Pittsburgh is the undisputed zombie capitol of the world. Since the filming of Night of the Living Dead back in 1968, Pittsburgh has been famous for great football, being named America’s Most Livable City (twice!), and zombies. Last year, the Sunday morning Zombie Walk in 2007 attracted 894 shamblers, setting a Guinness Book of World Records mark (that was actually published in the 2008 edition). Other cities have tried to break our mark over the past year, most recently including Orlando and London. But, no one came close. Yesterday’s Zombie Walk smashed our own record, attracting 1,124 of the living dead to Monroeville Mall, site of the filming of George A. Romero’s Dawn of the Dead.

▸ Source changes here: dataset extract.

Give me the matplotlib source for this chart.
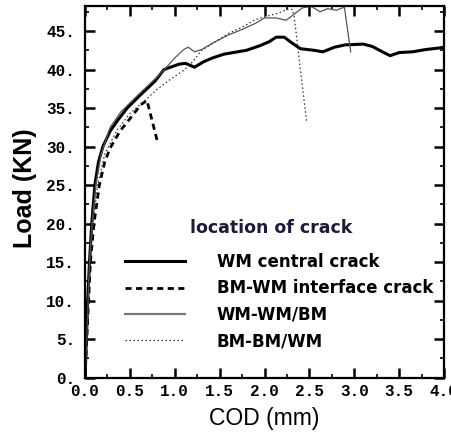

Aside from now being part of a world record, I am so proud of everyone involved in this event, and am delighted to call them friends. For the most part, the entire weekend was planned and executed by a dedicated group of fans (called the Lifeless on the bulletin board of The It’s Alive Show broadcast locally on WBGN here in Pittsburgh). The Lifeless consist of an enormously friendly and talented group of folks who come together out of their love of horror movies. We call ourselves the Lifeless because, instead of going out on Saturday nights, we stay at home and watch The It’s Alive Show. In addition, the Zombie Fest hosted a number of charity opportunities, from collecting donations to the Greater Pittsburgh Community Food Bank and Central Blood Bank (of course), a charity auction that raised over $1,000 for Komen for the Cure (breast cancer research), and a booth for the Animal Rescue League of Western Pennsylvania.
(I am just under the front of the banner with my left hand holding up the bottom right center)
There are many communities that make up our lives. I think all of them have what one might call a “religious” component to them. Our church community obviously represents a gathering with a substantially religious purpose. But, I think even communities like our Lifeless serve a fundamentally religious purpose in our lives. They help bring together diverse people over areas of common interest. They help focus our energies on issues of importance while having a good time in a spirit of fellowship. They provide support for participants in times of stress and turmoil (one of the great benefits of the Internet when people are geographically dispersed). And, they offer opportunities for people to come together and express themselves openly in an atmosphere that is welcoming and respectful.